(Saved entries)
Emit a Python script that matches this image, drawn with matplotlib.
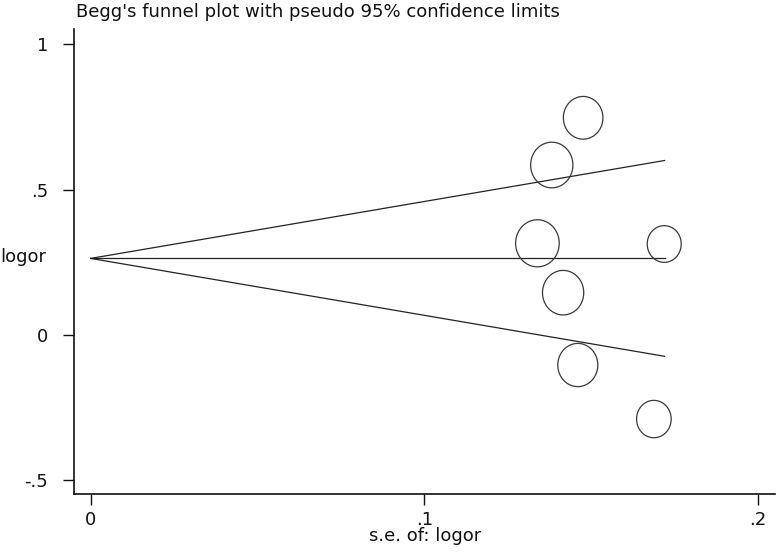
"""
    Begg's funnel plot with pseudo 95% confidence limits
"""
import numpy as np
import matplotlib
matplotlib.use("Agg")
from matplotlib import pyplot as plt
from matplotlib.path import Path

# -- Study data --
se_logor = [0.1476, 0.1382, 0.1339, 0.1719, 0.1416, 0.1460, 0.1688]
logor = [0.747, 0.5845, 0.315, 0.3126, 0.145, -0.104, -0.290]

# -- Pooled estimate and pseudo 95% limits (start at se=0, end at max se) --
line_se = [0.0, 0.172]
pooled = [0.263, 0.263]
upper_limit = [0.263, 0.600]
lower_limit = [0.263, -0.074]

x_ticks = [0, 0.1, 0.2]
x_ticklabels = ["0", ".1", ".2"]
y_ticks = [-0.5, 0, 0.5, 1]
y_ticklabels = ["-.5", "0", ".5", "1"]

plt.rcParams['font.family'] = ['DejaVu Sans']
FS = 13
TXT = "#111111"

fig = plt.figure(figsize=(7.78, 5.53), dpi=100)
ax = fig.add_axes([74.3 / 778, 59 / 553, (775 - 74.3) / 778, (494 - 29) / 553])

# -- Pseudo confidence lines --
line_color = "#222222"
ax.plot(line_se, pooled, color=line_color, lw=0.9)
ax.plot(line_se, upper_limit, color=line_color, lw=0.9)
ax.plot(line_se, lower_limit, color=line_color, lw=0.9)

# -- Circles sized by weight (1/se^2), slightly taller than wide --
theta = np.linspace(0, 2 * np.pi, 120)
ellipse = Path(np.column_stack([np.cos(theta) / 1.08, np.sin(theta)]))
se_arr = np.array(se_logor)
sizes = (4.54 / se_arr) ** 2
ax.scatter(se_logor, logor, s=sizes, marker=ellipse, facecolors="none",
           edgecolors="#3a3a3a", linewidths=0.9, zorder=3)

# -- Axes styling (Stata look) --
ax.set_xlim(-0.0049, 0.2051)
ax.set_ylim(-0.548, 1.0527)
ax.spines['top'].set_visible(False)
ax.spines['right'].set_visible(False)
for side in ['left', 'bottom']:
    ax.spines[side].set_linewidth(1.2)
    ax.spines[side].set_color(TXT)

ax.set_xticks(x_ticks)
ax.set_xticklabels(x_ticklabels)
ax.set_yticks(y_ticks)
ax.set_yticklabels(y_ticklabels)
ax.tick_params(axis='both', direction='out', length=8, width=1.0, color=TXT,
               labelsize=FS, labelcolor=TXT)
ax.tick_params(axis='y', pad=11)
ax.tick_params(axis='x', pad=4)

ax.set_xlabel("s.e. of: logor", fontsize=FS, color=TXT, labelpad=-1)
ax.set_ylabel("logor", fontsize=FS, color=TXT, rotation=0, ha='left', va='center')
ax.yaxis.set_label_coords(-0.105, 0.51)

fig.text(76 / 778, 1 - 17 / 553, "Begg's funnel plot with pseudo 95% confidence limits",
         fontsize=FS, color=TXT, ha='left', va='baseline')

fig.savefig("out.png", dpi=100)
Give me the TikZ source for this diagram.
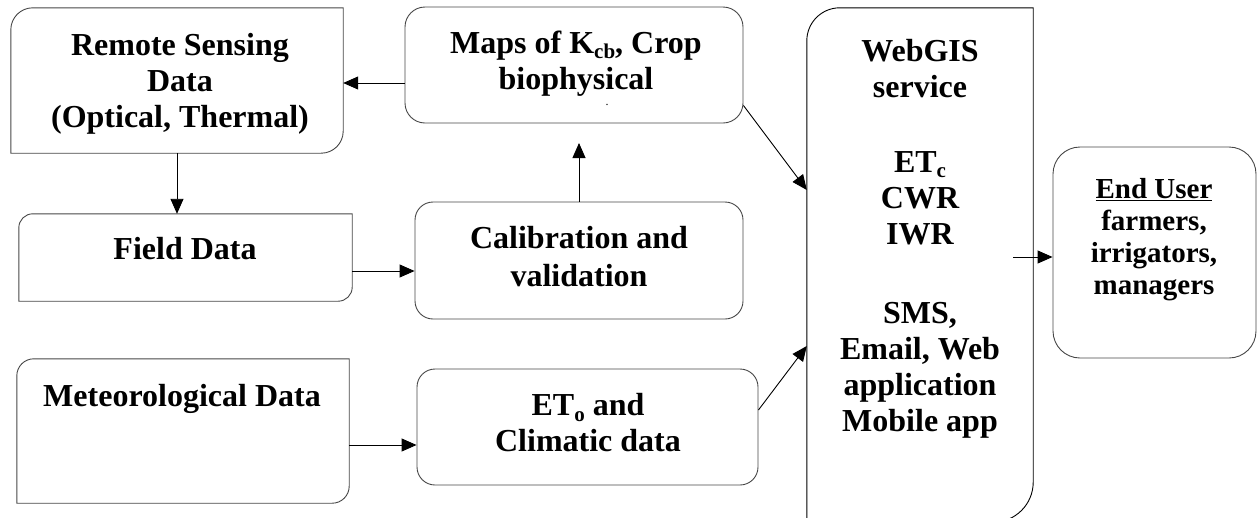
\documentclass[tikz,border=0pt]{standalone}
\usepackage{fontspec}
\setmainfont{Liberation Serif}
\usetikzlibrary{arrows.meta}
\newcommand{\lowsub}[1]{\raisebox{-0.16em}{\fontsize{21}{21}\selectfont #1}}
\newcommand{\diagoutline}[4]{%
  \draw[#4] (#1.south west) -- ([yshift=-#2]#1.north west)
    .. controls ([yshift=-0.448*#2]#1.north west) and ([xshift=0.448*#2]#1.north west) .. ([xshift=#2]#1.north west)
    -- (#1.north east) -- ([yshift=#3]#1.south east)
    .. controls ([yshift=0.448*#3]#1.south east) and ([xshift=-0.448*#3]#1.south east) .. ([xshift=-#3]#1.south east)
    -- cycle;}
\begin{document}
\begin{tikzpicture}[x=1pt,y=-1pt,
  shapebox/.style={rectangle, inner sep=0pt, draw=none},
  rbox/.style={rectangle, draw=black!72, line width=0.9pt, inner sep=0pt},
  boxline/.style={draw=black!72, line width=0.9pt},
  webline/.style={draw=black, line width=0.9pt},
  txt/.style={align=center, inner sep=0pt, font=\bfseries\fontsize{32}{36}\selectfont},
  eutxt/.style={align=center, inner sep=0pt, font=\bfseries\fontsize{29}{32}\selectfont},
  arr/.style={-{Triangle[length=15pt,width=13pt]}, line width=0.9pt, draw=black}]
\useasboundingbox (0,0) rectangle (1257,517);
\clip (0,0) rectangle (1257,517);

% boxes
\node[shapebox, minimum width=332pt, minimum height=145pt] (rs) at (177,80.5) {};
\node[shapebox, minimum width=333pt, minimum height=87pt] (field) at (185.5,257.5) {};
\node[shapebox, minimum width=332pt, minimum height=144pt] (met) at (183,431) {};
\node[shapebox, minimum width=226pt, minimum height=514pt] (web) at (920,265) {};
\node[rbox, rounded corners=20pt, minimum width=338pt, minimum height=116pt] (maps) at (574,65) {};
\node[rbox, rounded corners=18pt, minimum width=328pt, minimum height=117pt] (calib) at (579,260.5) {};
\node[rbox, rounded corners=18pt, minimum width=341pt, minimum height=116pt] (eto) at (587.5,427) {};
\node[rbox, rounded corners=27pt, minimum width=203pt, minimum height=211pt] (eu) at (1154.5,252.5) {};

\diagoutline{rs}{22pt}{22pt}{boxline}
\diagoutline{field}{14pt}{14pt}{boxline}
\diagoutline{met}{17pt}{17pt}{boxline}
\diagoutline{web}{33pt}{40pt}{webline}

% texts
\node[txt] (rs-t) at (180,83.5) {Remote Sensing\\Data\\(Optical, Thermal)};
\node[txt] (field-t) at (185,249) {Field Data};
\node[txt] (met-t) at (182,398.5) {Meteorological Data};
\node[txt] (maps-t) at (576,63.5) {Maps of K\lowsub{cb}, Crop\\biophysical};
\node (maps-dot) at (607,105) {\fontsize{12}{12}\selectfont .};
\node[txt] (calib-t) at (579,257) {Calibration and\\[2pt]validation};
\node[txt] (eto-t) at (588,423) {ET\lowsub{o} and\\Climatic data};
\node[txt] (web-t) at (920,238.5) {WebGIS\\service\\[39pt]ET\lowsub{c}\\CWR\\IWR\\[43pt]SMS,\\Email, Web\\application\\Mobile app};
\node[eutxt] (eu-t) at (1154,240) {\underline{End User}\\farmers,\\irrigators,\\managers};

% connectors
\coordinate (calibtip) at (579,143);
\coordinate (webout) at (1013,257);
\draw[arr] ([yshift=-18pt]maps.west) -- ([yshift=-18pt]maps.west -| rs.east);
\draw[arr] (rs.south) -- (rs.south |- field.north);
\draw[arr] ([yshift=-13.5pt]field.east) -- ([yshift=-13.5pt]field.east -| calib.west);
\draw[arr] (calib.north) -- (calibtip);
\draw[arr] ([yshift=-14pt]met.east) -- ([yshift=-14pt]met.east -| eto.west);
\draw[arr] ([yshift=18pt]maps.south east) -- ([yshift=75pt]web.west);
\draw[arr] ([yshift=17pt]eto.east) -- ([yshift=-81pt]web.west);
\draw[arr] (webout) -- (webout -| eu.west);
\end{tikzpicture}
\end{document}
--
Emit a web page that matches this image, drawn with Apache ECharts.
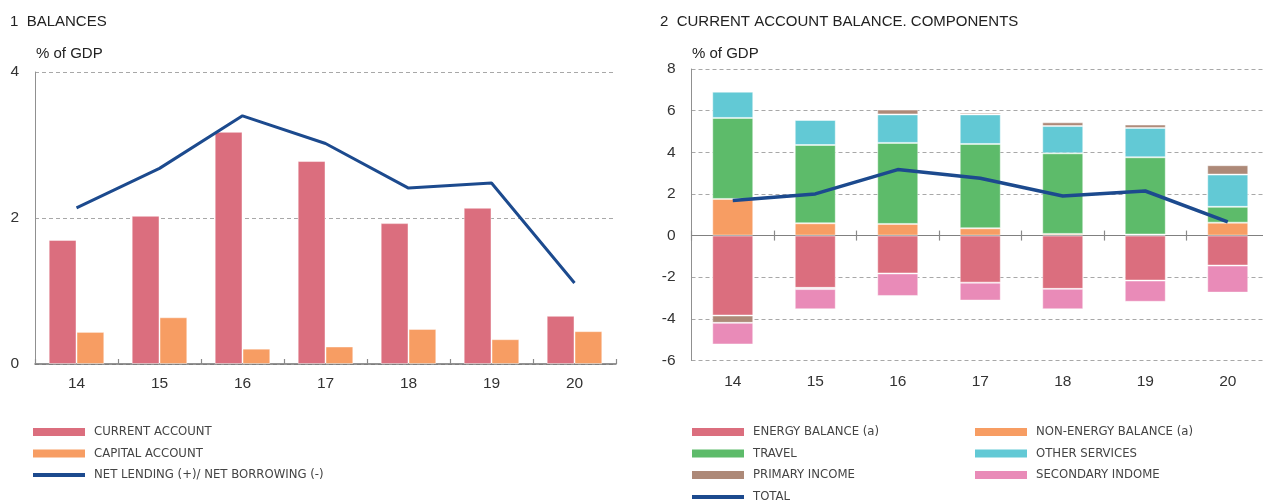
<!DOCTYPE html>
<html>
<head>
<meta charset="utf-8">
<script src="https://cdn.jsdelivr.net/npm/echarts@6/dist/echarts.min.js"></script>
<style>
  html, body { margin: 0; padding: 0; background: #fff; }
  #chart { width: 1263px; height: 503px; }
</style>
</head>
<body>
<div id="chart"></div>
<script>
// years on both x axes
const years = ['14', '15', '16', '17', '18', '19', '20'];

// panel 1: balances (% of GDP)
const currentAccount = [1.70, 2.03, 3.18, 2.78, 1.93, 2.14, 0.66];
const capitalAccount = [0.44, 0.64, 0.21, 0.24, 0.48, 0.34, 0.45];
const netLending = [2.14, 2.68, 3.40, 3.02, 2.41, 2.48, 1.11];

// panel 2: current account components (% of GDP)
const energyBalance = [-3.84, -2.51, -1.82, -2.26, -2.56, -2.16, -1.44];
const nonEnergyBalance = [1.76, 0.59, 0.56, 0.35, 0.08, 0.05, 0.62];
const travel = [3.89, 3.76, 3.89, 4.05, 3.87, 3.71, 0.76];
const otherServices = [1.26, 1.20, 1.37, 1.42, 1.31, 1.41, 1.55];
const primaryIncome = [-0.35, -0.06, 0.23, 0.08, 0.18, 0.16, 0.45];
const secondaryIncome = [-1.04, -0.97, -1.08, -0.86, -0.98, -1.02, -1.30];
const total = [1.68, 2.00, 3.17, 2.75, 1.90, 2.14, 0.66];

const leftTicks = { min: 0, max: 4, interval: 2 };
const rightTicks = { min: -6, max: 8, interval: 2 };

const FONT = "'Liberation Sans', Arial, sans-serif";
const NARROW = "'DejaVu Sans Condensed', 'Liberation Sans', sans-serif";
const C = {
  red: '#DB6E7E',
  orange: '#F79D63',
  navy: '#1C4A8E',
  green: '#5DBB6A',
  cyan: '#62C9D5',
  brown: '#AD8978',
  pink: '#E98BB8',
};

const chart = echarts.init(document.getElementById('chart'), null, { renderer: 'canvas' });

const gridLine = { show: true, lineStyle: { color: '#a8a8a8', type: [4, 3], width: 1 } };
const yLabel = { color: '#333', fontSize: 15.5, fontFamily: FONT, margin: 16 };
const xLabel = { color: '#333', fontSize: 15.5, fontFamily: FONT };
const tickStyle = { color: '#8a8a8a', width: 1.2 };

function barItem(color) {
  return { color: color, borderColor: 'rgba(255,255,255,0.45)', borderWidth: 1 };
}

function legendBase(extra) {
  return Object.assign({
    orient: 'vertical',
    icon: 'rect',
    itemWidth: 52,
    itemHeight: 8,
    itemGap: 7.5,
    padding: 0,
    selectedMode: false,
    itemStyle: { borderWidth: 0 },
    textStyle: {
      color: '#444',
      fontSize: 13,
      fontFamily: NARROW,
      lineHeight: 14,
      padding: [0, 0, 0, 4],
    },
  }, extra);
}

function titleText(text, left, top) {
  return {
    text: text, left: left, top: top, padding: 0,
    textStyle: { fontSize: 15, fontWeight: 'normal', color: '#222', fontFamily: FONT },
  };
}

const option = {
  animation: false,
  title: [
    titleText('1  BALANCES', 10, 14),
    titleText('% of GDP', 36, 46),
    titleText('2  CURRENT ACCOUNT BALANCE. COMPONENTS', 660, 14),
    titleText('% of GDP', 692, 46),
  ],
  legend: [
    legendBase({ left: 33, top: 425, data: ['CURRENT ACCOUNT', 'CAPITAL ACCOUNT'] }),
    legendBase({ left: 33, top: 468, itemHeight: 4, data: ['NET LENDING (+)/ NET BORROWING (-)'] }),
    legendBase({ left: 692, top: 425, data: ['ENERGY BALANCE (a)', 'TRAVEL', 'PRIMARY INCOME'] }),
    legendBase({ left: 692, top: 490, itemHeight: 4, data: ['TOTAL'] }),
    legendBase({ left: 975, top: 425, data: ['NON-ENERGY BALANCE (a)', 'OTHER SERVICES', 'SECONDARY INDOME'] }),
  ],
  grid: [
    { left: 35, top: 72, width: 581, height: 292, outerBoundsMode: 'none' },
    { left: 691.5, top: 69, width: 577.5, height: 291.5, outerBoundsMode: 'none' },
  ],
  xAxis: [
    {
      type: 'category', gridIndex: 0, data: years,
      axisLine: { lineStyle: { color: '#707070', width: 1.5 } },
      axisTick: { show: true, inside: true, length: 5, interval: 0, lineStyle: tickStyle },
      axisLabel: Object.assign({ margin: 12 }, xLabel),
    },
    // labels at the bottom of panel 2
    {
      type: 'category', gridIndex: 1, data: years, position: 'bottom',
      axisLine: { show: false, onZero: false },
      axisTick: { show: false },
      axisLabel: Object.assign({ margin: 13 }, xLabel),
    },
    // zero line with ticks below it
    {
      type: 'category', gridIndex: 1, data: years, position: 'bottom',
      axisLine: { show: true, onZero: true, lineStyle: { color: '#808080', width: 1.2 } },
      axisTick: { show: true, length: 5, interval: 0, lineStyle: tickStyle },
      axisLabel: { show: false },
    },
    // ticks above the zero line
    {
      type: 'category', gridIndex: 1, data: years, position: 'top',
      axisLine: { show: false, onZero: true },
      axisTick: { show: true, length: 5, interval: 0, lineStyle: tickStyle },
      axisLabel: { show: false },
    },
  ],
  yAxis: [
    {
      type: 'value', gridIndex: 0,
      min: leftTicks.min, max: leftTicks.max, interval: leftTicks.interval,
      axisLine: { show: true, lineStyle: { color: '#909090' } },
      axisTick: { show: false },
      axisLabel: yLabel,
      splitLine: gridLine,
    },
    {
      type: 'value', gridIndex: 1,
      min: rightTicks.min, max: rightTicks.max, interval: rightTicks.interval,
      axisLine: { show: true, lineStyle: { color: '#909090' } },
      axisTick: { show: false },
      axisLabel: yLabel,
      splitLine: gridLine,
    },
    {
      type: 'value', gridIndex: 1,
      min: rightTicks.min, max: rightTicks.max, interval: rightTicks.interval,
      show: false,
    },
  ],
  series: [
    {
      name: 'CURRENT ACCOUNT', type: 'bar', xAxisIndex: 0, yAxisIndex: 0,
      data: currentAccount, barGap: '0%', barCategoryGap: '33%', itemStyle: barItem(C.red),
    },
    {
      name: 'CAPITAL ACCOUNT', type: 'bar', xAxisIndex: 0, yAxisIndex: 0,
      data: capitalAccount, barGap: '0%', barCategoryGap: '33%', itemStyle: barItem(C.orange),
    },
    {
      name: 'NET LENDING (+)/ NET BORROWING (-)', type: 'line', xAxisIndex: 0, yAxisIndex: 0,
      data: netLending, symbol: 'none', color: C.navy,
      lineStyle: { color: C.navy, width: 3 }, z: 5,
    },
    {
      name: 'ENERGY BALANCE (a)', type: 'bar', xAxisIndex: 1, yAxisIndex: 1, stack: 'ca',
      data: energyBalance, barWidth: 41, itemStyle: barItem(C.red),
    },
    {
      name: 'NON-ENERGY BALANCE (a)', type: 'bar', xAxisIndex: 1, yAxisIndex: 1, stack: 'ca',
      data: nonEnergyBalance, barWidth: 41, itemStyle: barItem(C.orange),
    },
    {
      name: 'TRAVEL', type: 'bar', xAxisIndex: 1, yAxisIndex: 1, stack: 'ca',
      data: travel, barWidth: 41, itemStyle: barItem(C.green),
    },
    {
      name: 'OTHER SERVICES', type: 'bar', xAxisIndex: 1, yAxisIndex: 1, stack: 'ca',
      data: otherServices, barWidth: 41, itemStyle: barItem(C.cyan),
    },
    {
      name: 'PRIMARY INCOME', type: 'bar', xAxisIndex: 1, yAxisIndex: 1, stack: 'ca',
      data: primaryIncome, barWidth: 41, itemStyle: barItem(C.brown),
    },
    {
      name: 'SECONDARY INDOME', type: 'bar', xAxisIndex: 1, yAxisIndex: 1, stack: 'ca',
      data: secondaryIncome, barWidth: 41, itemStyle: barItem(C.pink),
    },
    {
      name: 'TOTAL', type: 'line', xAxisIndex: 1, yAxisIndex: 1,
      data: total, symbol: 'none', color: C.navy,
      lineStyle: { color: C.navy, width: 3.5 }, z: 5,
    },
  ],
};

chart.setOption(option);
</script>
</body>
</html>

## DESCRIPTION OF THE TASK
Leave out the pictures and transcribe exactly the lines from the one containing "Emit a web page" through the one containing "const netLending = [2.14, 2.68, 3.40, 3.02, 2.41, 2.48, 1.11];".

## FULL RESPONSE
Emit a web page that matches this image, drawn with Apache ECharts.
<!DOCTYPE html>
<html>
<head>
<meta charset="utf-8">
<script src="https://cdn.jsdelivr.net/npm/echarts@6/dist/echarts.min.js"></script>
<style>
  html, body { margin: 0; padding: 0; background: #fff; }
  #chart { width: 1263px; height: 503px; }
</style>
</head>
<body>
<div id="chart"></div>
<script>
// years on both x axes
const years = ['14', '15', '16', '17', '18', '19', '20'];

// panel 1: balances (% of GDP)
const currentAccount = [1.70, 2.03, 3.18, 2.78, 1.93, 2.14, 0.66];
const capitalAccount = [0.44, 0.64, 0.21, 0.24, 0.48, 0.34, 0.45];
const netLending = [2.14, 2.68, 3.40, 3.02, 2.41, 2.48, 1.11];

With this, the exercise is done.